Anamika’s father, who works as a security guard at a school, told me he had gone to the court straight from work on Monday after his night shift.
Ms Bhayana, who waited outside the court with the parents while the judgement was read out, spoke of the anger and disappointment they felt.
“I’m heartbroken, I don’t have the words to explain how I feel. So you can imagine how the parents must feel,” she told me.
Ms Bhayana said she “didn’t even have 1% apprehension” that something like this could happen and had been assuring the family that this was “the end of the road” in their fight for justice.
“But it’s all collapsed around us. When the lawyer messaged me informing about the order, my first reaction was of disbelief. I thought I must’ve misheard.”
Ms Bhayana says if the Supreme Court had concerns about the investigation, they could have reopened the case, ordered another investigation, or handed over the case to the federal police.
“The fact is that a young woman was gang raped and brutally murdered.
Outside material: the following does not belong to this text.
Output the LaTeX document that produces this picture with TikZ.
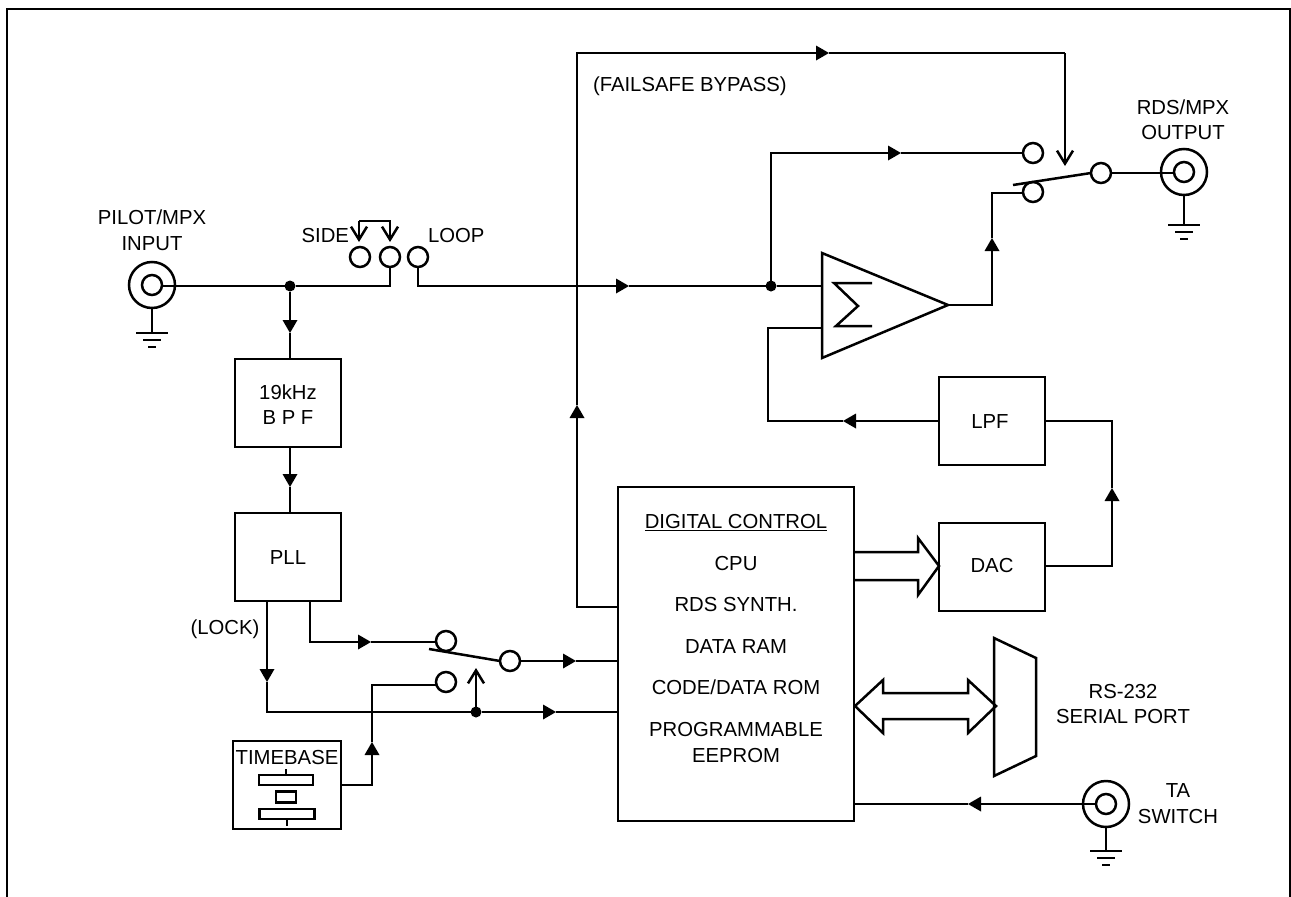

The court must provide some kind of remedy to her family,” she says.
Anamika’s father, meanwhile, is bewildered.
“Mere upar to vajr gir gaya [I have been hit by the bolt from the sky],” he told me.
“What has the Supreme Court done? The courts did not have any doubts for 10 years. So how did everything suddenly become a lie?” he asks.
“Everyone says India is not safe for its girls. After this court order, no girl in India will be safe. This will embolden criminals further,” he says.